A 19-year old woman (Brie Larson) is abducted, held against her will, and repeatedly raped. After two years in captivity, she gives birth to a boy. The father (Sean Bridgers) allows her to keep the child, whom she raises. By the time Jack (Jacob Tremblay) is five years old, the woman recognizes that his growth makes their situation precarious. So, with his help, she orchestrates an escape plan. The specifics require her to remain behind while her son, playing dead and rolled up in a rug, is removed by her captor. Once free, he is able to provide enough information to the police for them to rescue her. They reunite, hugging and crying, free at last
Most movies would fade to black at this point, ending on this sunny note of optimism. But Room, from a screenplay by Emma Donoghue based on her novel, is less than half over. Because, although the film is in part about the experience of living in this state, it's much more about what happens after: the post-kidnapping assimilation, the return to a normality in which the commonplace aspects of life and living seem strange and, at times, ominous.

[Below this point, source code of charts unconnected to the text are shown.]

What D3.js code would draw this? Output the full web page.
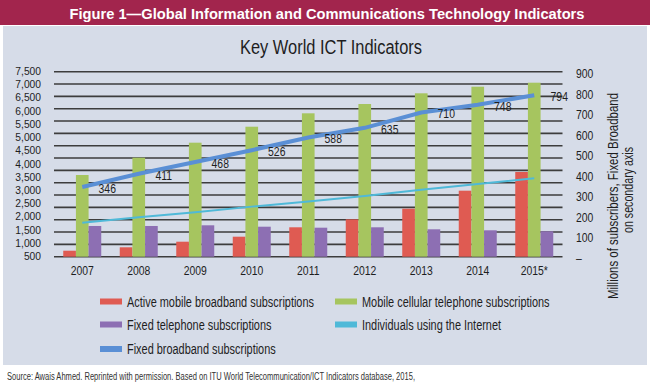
<!DOCTYPE html>
<html>
<head>
<meta charset="utf-8">
<script src="https://cdn.jsdelivr.net/npm/d3@7"></script>
<style>
  body { margin: 0; background: #fff; }
  svg { display: block; }
  svg text { font-family: "Liberation Sans", Arial, Helvetica, sans-serif; }
</style>
</head>
<body>
<svg id="chart" width="650" height="382"></svg>
<script>
// values (millions)
var years = ["2007", "2008", "2009", "2010", "2011", "2012", "2013", "2014", "2015*"];
var mobileBroadband = [243, 381, 608, 811, 1192, 1515, 1946, 2676, 3434];
var mobileCellular = [3312, 4013, 4622, 5270, 5813, 6190, 6624, 6892, 7054];
var fixedTelephone = [1245, 1245, 1273, 1216, 1176, 1192, 1111, 1070, 1030];
var internetUsers = [1380, 1600, 1800, 2030, 2240, 2460, 2710, 2950, 3180];
var fixedBroadband = [346, 411, 468, 526, 588, 635, 710, 748, 794];

var leftTicks = [500, 1000, 1500, 2000, 2500, 3000, 3500, 4000, 4500, 5000, 5500, 6000, 6500, 7000, 7500];
var rightTicks = [0, 100, 200, 300, 400, 500, 600, 700, 800, 900];

var seriesNames = ["Active mobile broadband subscriptions", "Mobile cellular telephone subscriptions",
  "Fixed telephone subscriptions", "Individuals using the Internet", "Fixed broadband subscriptions"];
var colors = ["#df5b52", "#a6c55f", "#8d6fb3", "#4fb9d8", "#5a8fd5"];

var svg = d3.select("#chart");

// squeeze text horizontally, the original uses a condensed face
function squeeze(sel, f) {
  sel.each(function() {
    var w = this.getComputedTextLength();
    d3.select(this).attr("textLength", w * f).attr("lengthAdjust", "spacingAndGlyphs");
  });
}

// frame
svg.append("rect").attr("x", 0).attr("y", 0).attr("width", 650).attr("height", 25).attr("fill", "#a2254d");
svg.append("text")
  .attr("x", 327).attr("y", 18.5).attr("text-anchor", "middle")
  .attr("fill", "#fff").attr("font-weight", "bold").attr("font-size", 15)
  .attr("textLength", 515).attr("lengthAdjust", "spacingAndGlyphs")
  .text("Figure 1\u2014Global Information and Communications Technology Indicators");
svg.append("rect").attr("x", 3).attr("y", 26).attr("width", 644).attr("height", 339).attr("fill", "#d6dce8");

svg.append("text")
  .attr("x", 331).attr("y", 54).attr("text-anchor", "middle")
  .attr("fill", "#1e1e1e").attr("font-size", 20)
  .attr("textLength", 182).attr("lengthAdjust", "spacingAndGlyphs")
  .text("Key World ICT Indicators");

var plotLeft = 54, plotRight = 562.5, yBottom = 256.7, yTop = 71.7;

var x = d3.scaleBand().domain(years).range([plotLeft, plotRight]);
var groupW = 38;
var keys = ["mb", "mc", "ft"];
var x1 = d3.scaleBand().domain(keys).range([-groupW / 2, groupW / 2]);

// bars and internet line on the primary scale
var y = d3.scaleLinear().domain([0, 7500]).range([yBottom, yTop]);
// the printed left labels sit on their own 500..7500 spacing
var yLabel = d3.scaleLinear().domain([500, 7500]).range([256, 70.7]);
var y2 = d3.scaleLinear().domain([0, 900]).range([258, 73.5]);

var cx = function(i) { return x(years[i]) + x.bandwidth() / 2; };

// gridlines
svg.append("g").selectAll("line")
  .data(d3.range(0, 7501, 500))
  .join("line")
  .attr("x1", plotLeft).attr("x2", plotRight)
  .attr("y1", function(d) { return y(d); }).attr("y2", function(d) { return y(d); })
  .attr("stroke", "#3d3d3d").attr("stroke-width", 1.6);

// bars
var barData = [];
years.forEach(function(yr, i) {
  barData.push({ yr: yr, key: "mb", v: mobileBroadband[i], c: colors[0] });
  barData.push({ yr: yr, key: "mc", v: mobileCellular[i], c: colors[1] });
  barData.push({ yr: yr, key: "ft", v: fixedTelephone[i], c: colors[2] });
});
svg.append("g").selectAll("rect")
  .data(barData)
  .join("rect")
  .attr("x", function(d) { return x(d.yr) + x.bandwidth() / 2 + x1(d.key); })
  .attr("width", x1.bandwidth())
  .attr("y", function(d) { return y(d.v); })
  .attr("height", function(d) { return yBottom - y(d.v); })
  .attr("fill", function(d) { return d.c; });

// internet users line
var line1 = d3.line().x(function(d, i) { return cx(i); }).y(function(d) { return y(d); });
svg.append("path").datum(internetUsers)
  .attr("d", line1).attr("fill", "none")
  .attr("stroke", colors[3]).attr("stroke-width", 2);

// fixed broadband line (secondary axis)
var line2 = d3.line().x(function(d, i) { return cx(i); }).y(function(d) { return y2(d); });
svg.append("path").datum(fixedBroadband)
  .attr("d", line2).attr("fill", "none")
  .attr("stroke", colors[4]).attr("stroke-width", 4);

var dl = svg.append("g").selectAll("text")
  .data(fixedBroadband)
  .join("text")
  .attr("x", function(d, i) { return cx(i) + 25; })
  .attr("y", function(d) { return y2(d) + 6; })
  .attr("text-anchor", "middle").attr("font-size", 13).attr("fill", "#1e1e1e")
  .text(function(d) { return d; });
squeeze(dl, 0.8);

// left axis
var leftAxis = d3.axisLeft(yLabel).tickValues(leftTicks).tickSize(0).tickPadding(0).tickFormat(d3.format(","));
var gl = svg.append("g").attr("transform", "translate(41,0)").call(leftAxis);
gl.select(".domain").remove();
gl.selectAll("text").attr("font-size", 11.4).attr("fill", "#1e1e1e").attr("font-family", null);
squeeze(gl.selectAll("text"), 0.9);

// right axis
var rightAxis = d3.axisRight(y2).tickValues(rightTicks).tickSize(0).tickPadding(0)
  .tickFormat(function(d) { return d === 0 ? "\u2013" : d; });
var gr = svg.append("g").attr("transform", "translate(576,0)").call(rightAxis);
gr.select(".domain").remove();
gr.selectAll("text").attr("font-size", 13).attr("fill", "#1e1e1e").attr("font-family", null);
squeeze(gr.selectAll("text"), 0.8);

// x axis labels
var xAxis = d3.axisBottom(x).tickSize(0).tickPadding(0);
var gx = svg.append("g").attr("transform", "translate(0,266)").call(xAxis);
gx.select(".domain").remove();
gx.selectAll("text").attr("font-size", 13).attr("fill", "#1e1e1e").attr("font-family", null);
squeeze(gx.selectAll("text"), 0.8);

// right axis title
var rt = svg.append("g").attr("fill", "#1e1e1e").attr("font-size", 14);
rt.append("text").attr("transform", "translate(618,196) rotate(-90)").attr("text-anchor", "middle")
  .attr("textLength", 206).attr("lengthAdjust", "spacingAndGlyphs")
  .text("Millions of subscribers, Fixed Broadband");
rt.append("text").attr("transform", "translate(633,190) rotate(-90)").attr("text-anchor", "middle")
  .attr("textLength", 86).attr("lengthAdjust", "spacingAndGlyphs")
  .text("on secondary axis");

// legend
var legendPos = [[100, 301.5], [335, 301.5], [100, 324.5], [335, 324.5], [100, 349]];
var lg = svg.append("g").selectAll("g")
  .data(seriesNames)
  .join("g")
  .attr("transform", function(d, i) { return "translate(" + legendPos[i][0] + "," + legendPos[i][1] + ")"; });
lg.append("rect").attr("x", 0).attr("y", -3).attr("width", 22).attr("height", 6)
  .attr("fill", function(d, i) { return colors[i]; });
var lt = lg.append("text").attr("x", 27).attr("y", 5)
  .attr("font-size", 14).attr("fill", "#1e1e1e")
  .text(function(d) { return d; });
squeeze(lt, 0.78);

// source
svg.append("text")
  .attr("x", 7).attr("y", 380)
  .attr("font-size", 10).attr("fill", "#333")
  .attr("textLength", 408).attr("lengthAdjust", "spacingAndGlyphs")
  .text("Source:  Awais Ahmed. Reprinted with permission. Based on ITU World Telecommunication/ICT Indicators database, 2015,");
</script>
</body>
</html>
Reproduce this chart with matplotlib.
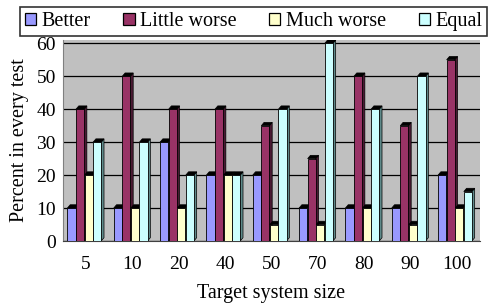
import matplotlib
matplotlib.use("Agg")
import matplotlib.pyplot as plt
from matplotlib.patches import Polygon, Patch
from matplotlib.font_manager import FontProperties
import numpy as np

plt.rcParams['font.family'] = ['Liberation Serif', 'DejaVu Serif']

categories = ["5", "10", "20", "40", "50", "70", "80", "90", "100"]
series_names = ["Better", "Little worse", "Much worse", "Equal"]
better = [10, 10, 30, 20, 20, 10, 10, 10, 20]
little_worse = [40, 50, 40, 40, 35, 25, 50, 35, 55]
much_worse = [20, 10, 10, 20, 5, 5, 10, 5, 10]
equal = [30, 30, 20, 20, 40, 60, 40, 50, 15]
values = [better, little_worse, much_worse, equal]

front_colors = ["#9999FF", "#993366", "#FFFFCC", "#CCFFFF"]
side_colors = ["#4D4D80", "#4A1A33", "#80806A", "#5F8A8A"]

fig = plt.figure(figsize=(4.89, 3.03), dpi=100)
ax = fig.add_axes([63/489, 1-241/303, 417/489, 201/303])
ax.set_facecolor("#C0C0C0")

n = len(categories)
x = np.arange(n)
w = 0.175
d = 0.06
dy = 1.0
offsets = np.array([-1.5, -0.5, 0.5, 1.5]) * (w + 0.01) - 0.04

for yv in range(0, 61, 10):
    ax.axhline(yv, color="black", lw=0.9, zorder=1)

for s, vals in enumerate(values):
    xs = x + offsets[s]
    for xi, h in zip(xs, vals):
        r = xi + w/2
        l = xi - w/2
        side = Polygon([(r, 0), (r + d, dy), (r + d, h + dy), (r, h)],
                       closed=True, facecolor=side_colors[s],
                       edgecolor="black", lw=0.5, zorder=3)
        top = Polygon([(l, h), (l + d, h + dy), (r + d, h + dy), (r, h)],
                      closed=True, facecolor="black", edgecolor="black",
                      lw=0.5, zorder=3)
        ax.add_patch(side)
        ax.add_patch(top)
    ax.bar(xs, vals, width=w, color=front_colors[s], edgecolor="black",
           linewidth=0.6, zorder=3)

ax.set_xlim(-0.5, n - 0.5)
ax.set_ylim(0, 61)
ax.set_yticks(range(0, 61, 10))
ax.set_xticks(x)
ax.set_xticklabels(categories)
ax.tick_params(axis='both', labelsize=14, length=0, pad=5)
ax.tick_params(axis='x', pad=11)
for sp in ["top", "right"]:
    ax.spines[sp].set_visible(False)
ax.spines["left"].set_color("#808080")
ax.spines["bottom"].set_color("#404040")

ax.set_ylabel("Percent in every test", fontsize=14.5, labelpad=5)
ax.set_xlabel("Target system size", fontsize=14.5, labelpad=8)

handles = [Patch(facecolor=c, edgecolor="black", linewidth=0.9) for c in front_colors]
leg = fig.legend(handles, series_names, loc="lower left",
                 bbox_to_anchor=(20/489, 1-36/303, 467/489, 34/303),
                 mode="expand", ncol=4,
                 prop=FontProperties(family="Liberation Serif", size=14.5),
                 frameon=True,
                 fancybox=False, edgecolor="black", borderaxespad=0,
                 handlelength=0.55, handleheight=0.55, handletextpad=0.25,
                 columnspacing=0.6, borderpad=0.25)
for t in leg.get_texts():
    t.set_fontfamily("Liberation Serif")
leg.get_frame().set_linewidth(1.2)

fig.savefig("out.png", dpi=100)
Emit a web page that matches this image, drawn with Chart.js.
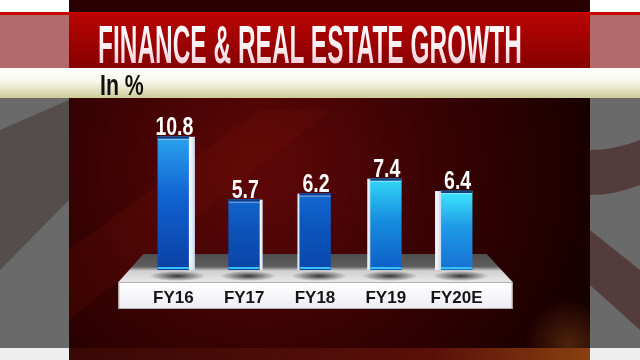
<!DOCTYPE html>
<html>
<head>
<meta charset="utf-8">
<script src="https://cdn.jsdelivr.net/npm/chart.js@4.4.1/dist/chart.umd.min.js"></script>
<style>
  html, body { margin: 0; padding: 0; background: #000; }
  #wrap { position: relative; width: 640px; height: 360px; overflow: hidden; }
  #chart { position: absolute; left: 0; top: 0; }
  .txt { position: absolute; white-space: nowrap; line-height: 1; transform-origin: 0 0;
         font-family: "Liberation Sans", Arial, sans-serif; font-weight: bold; }
  #title { left: 98px; top: 18px; font-size: 53px; color: #fff;
           background: linear-gradient(#ffffff 0%, #fbeef1 55%, #efc3cd 100%);
           -webkit-background-clip: text; background-clip: text; -webkit-text-fill-color: transparent; }
  #unit { left: 100px; top: 70px; font-size: 30px; color: #111; }
</style>
</head>
<body>
<div id="wrap">
  <canvas id="chart" width="640" height="360"></canvas>
  <div id="title" class="txt">FINANCE &amp; REAL ESTATE GROWTH</div>
  <div id="unit" class="txt">In %</div>
</div>
<script>
const years = ["FY16", "FY17", "FY18", "FY19", "FY20E"];
const growth = [10.8, 5.7, 6.2, 7.4, 6.4];
const yMax = 12;

// per bar colours, top -> bottom
const topColors = ["#2aa2ee", "#1266cc", "#1269cf", "#33d6f7", "#3ce8fc"];
const midColors = ["#1062d0", "#0c52b8", "#0c55bc", "#178ee0", "#1e9ae6"];
const botColors = ["#0a40a4", "#0a44a8", "#0a47ac", "#0d5ec6", "#1570d2"];

function fitWidth(id, target) {
  const el = document.getElementById(id);
  el.style.transform = "scaleX(" + (target / el.offsetWidth) + ")";
}
fitWidth("title", 424);
fitWidth("unit", 44);

const backdrop = {
  id: "backdrop",
  beforeDraw(chart) {
    const c = chart.ctx;
    const W = chart.width, H = chart.height;
    c.save();

    // side panels
    c.fillStyle = "#6a6a6a";
    c.fillRect(0, 0, W, H);
    c.fillStyle = "rgba(60,40,40,0.45)";
    c.beginPath();
    c.moveTo(0, 130); c.lineTo(69, 100); c.lineTo(69, 200); c.lineTo(0, 270);
    c.fill();
    c.fillStyle = "rgba(70,30,30,0.6)";
    c.beginPath();
    c.moveTo(590, 150); c.quadraticCurveTo(615, 150, 640, 140);
    c.lineTo(640, 185); c.quadraticCurveTo(615, 195, 590, 195);
    c.fill();
    c.beginPath();
    c.moveTo(590, 230); c.lineTo(640, 270); c.lineTo(640, 330); c.lineTo(590, 285);
    c.fill();

    // central dark red panel
    const rg = c.createRadialGradient(260, 170, 20, 260, 170, 360);
    rg.addColorStop(0, "#5c0707");
    rg.addColorStop(0.45, "#3a0202");
    rg.addColorStop(1, "#140000");
    c.fillStyle = rg;
    c.fillRect(69, 0, 521, 348);
    c.fillStyle = "rgba(120,20,10,0.18)";
    c.beginPath();
    c.moveTo(69, 250); c.lineTo(260, 110); c.lineTo(330, 110); c.lineTo(69, 320);
    c.fill();
    const glow = c.createRadialGradient(570, 345, 2, 570, 345, 45);
    glow.addColorStop(0, "rgba(200,110,40,0.3)");
    glow.addColorStop(1, "rgba(200,110,40,0)");
    c.fillStyle = glow;
    c.fillRect(69, 280, 521, 80);

    // bottom strip
    c.fillStyle = "#eeeeee";
    c.fillRect(0, 348, W, 12);
    const bg = c.createLinearGradient(69, 0, 590, 0);
    bg.addColorStop(0, "#3a0806");
    bg.addColorStop(0.7, "#5a1008");
    bg.addColorStop(1, "#8a4010");
    c.fillStyle = bg;
    c.fillRect(69, 348, 521, 12);

    // top strip
    c.fillStyle = "#ffffff";
    c.fillRect(0, 0, W, 12);
    c.fillStyle = "#2a0000";
    c.fillRect(69, 0, 521, 12);
    c.fillStyle = "#c40000";
    c.fillRect(0, 12, W, 3);

    // title band
    c.fillStyle = "#b26a6a";
    c.fillRect(0, 15, W, 53);
    const tg = c.createLinearGradient(0, 15, 0, 68);
    tg.addColorStop(0, "#b80404");
    tg.addColorStop(1, "#860000");
    c.fillStyle = tg;
    c.fillRect(69, 15, 521, 53);

    // unit band
    const ug = c.createLinearGradient(0, 68, 0, 98);
    ug.addColorStop(0, "#ffffff");
    ug.addColorStop(0.45, "#f8f7ea");
    ug.addColorStop(1, "#cdcd98");
    c.fillStyle = ug;
    c.fillRect(0, 68, W, 30);

    // platform
    const xs = chart.scales.x;
    const base = chart.scales.y.getPixelForValue(0);
    const first = xs.getPixelForValue(0);
    const last = xs.getPixelForValue(years.length - 1);
    const backY = base - 16, frontY = base + 12, botY = base + 39;
    const pg = c.createLinearGradient(0, backY, 0, frontY);
    pg.addColorStop(0, "#4e4e4e");
    pg.addColorStop(0.45, "#5e5e5e");
    pg.addColorStop(0.6, "#cfcfcf");
    pg.addColorStop(1, "#e8e8e8");
    c.fillStyle = pg;
    c.beginPath();
    c.moveTo(first - 30, backY);
    c.lineTo(last + 30, backY);
    c.lineTo(last + 56, frontY);
    c.lineTo(first - 55, frontY);
    c.closePath();
    c.fill();
    const fg = c.createLinearGradient(0, frontY, 0, botY);
    fg.addColorStop(0, "#ffffff");
    fg.addColorStop(1, "#eeecf4");
    c.fillStyle = fg;
    c.fillRect(first - 55, frontY, last - first + 111, botY - frontY);
    c.strokeStyle = "#b0b0b0";
    c.lineWidth = 1;
    c.strokeRect(first - 54.5, frontY + 0.5, last - first + 110, botY - frontY - 1);

    // shadows under the bars
    chart.getDatasetMeta(0).data.forEach((bar) => {
      const sg = c.createRadialGradient(bar.x + 4, base + 6, 1, bar.x + 4, base + 6, 28);
      sg.addColorStop(0, "rgba(30,30,30,0.85)");
      sg.addColorStop(1, "rgba(30,30,30,0)");
      c.save();
      c.translate(bar.x + 4, base + 6);
      c.scale(1, 0.18);
      c.translate(-(bar.x + 4), -(base + 6));
      c.fillStyle = sg;
      c.beginPath();
      c.arc(bar.x + 4, base + 6, 28, 0, Math.PI * 2);
      c.fill();
      c.restore();
    });
    c.restore();
  },
  afterDatasetsDraw(chart) {
    const c = chart.ctx;
    const xs = chart.scales.x;
    const mid = (xs.left + xs.right) / 2;
    const base = chart.scales.y.getPixelForValue(0);
    c.save();
    chart.getDatasetMeta(0).data.forEach((bar, i) => {
      const half = bar.width / 2;
      const dx = bar.x - mid;
      const side = Math.max(2, Math.round(Math.abs(dx) / 142 * 6));
      // side face on the side facing the centre
      const sx = dx < 0 ? bar.x + half : bar.x - half - side;
      const sg = c.createLinearGradient(sx, 0, sx + side, 0);
      sg.addColorStop(0, "#ffffff");
      sg.addColorStop(1, "#c9d9ef");
      c.fillStyle = sg;
      c.fillRect(sx, bar.y, side, base - bar.y);
      // top cap and base line
      c.fillStyle = "#0b3c8e";
      c.fillRect(bar.x - half, bar.y, bar.width, 2);
      c.fillStyle = "rgba(255,255,255,0.5)";
      c.fillRect(bar.x - half, bar.y + 2, bar.width, 1);
      c.fillStyle = "#35c2f2";
      c.fillRect(bar.x - half, base - 3, bar.width, 2);
      // value label, squeezed to a condensed look
      c.save();
      c.translate(bar.x + 1, bar.y - 2);
      c.scale(0.78, 1);
      c.fillStyle = "#ffffff";
      c.font = "bold 25px 'Liberation Sans', Arial, sans-serif";
      c.textAlign = "center";
      c.textBaseline = "alphabetic";
      c.fillText(growth[i].toFixed(1), 0, 0);
      c.restore();
    });
    c.restore();
  }
};

new Chart(document.getElementById("chart"), {
  type: "bar",
  data: {
    labels: years,
    datasets: [
      {
        data: growth,
        barThickness: 31,
        borderWidth: 0,
        backgroundColor: (ctx) => {
          const chart = ctx.chart;
          if (!chart.chartArea) return botColors[ctx.dataIndex];
          const ys = chart.scales.y;
          const top = ys.getPixelForValue(growth[ctx.dataIndex]);
          const bottom = ys.getPixelForValue(0);
          const g = chart.ctx.createLinearGradient(0, top, 0, bottom);
          g.addColorStop(0, topColors[ctx.dataIndex]);
          g.addColorStop(0.45, midColors[ctx.dataIndex]);
          g.addColorStop(1, botColors[ctx.dataIndex]);
          return g;
        },
      },
    ],
  },
  options: {
    responsive: false,
    animation: false,
    layout: { padding: { top: 122, bottom: 50, left: 138, right: 148 } },
    plugins: { legend: { display: false }, tooltip: { enabled: false } },
    scales: {
      y: { display: false, min: 0, max: yMax },
      x: {
        grid: { display: false, drawTicks: false },
        border: { display: false },
        afterFit: (axis) => { axis.height = 40; },
        ticks: {
          padding: 18,
          color: "#151515",
          font: { family: "'Liberation Sans', Arial, sans-serif", size: 17, weight: "bold" },
        },
      },
    },
  },
  plugins: [backdrop],
});
</script>
</body>
</html>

Room is (like the book) presented from Jack's point-of-view. He's a bright, inquisitive boy but his worldview has been shaped by the circumstances in which he has been raised. His Ma has done her best to shield him from the cruelty of his situation by shaping his life in "room" as ordinary. He knows nothing but the inside of an outdoor shed with a skylight in the roof. He believes that everything beyond the walls is outer space, that "Old Nick" (his father) comes by magic, and that nothing he sees on television is real.
Jack, as it turns out, is better able to adapt to "freedom" than his mother. She is haunted by memories, plagued by doubts. We see this, but only as filtered through Jack's perspective. For the first half of Room, Ma is the lead character in this drama. In the outside world, however, as Jack gradually asserts an element of independence, Ma's role in his life is reduced. She becomes a supporting figure. The extremity of the situations italicizes a universal truth that occurs even in ordinary families: it's always harder for the parent to let go than for the child to do the same. That's not to say Jack's connection with his mother isn't close or that he doesn't love her, but he isn't as invested in the suffocating bond as she is. He can let go, although with difficulty; she cannot. It's a fascinating dynamic and director Lenny Abrahamson presents it with consummate skill.
Unforced acting goes a long way toward making Room work. This is, after all, mostly about characters and only secondarily about narrative. Soon-to-be Oscar nominee Brie Larson gives the strongest performance of a young career littered with shining moments. She portrays Joy not as a woman straining to do what many of us would deem impossible, but as "Ma" - her son's image of her. That's a tricky thing to do - allowing the audience to see and understand the character when aspects of her situation are obscured by what Jack sees. As the five-year old, Jacob Tremblay offers a portrayal free of the affectations and artifice that often characterize child acting. His work is natural, unforced, and entirely believable. Joan Allen, William H. Macy, and Tom McCamus provide support as family members.
The psychology explored in Room is complex - it's similar to what deprogrammed cultists and released long-term prisoners experience. Abrahamson illustrates it in ways that are at times overt and sometimes subtle. The overall effect is powerful. However, as keenly as we are aware of the damage done to Joy by her experience, she comes across as a heroic figure whose sacrifices and determination not only keep her son secure during what is for her a harrowing experience but also support his transition from the safety of "room" to the frightening "real world." Room is honest and challenging but it's more uplifting than one might expect from a film with such a horrific backstory.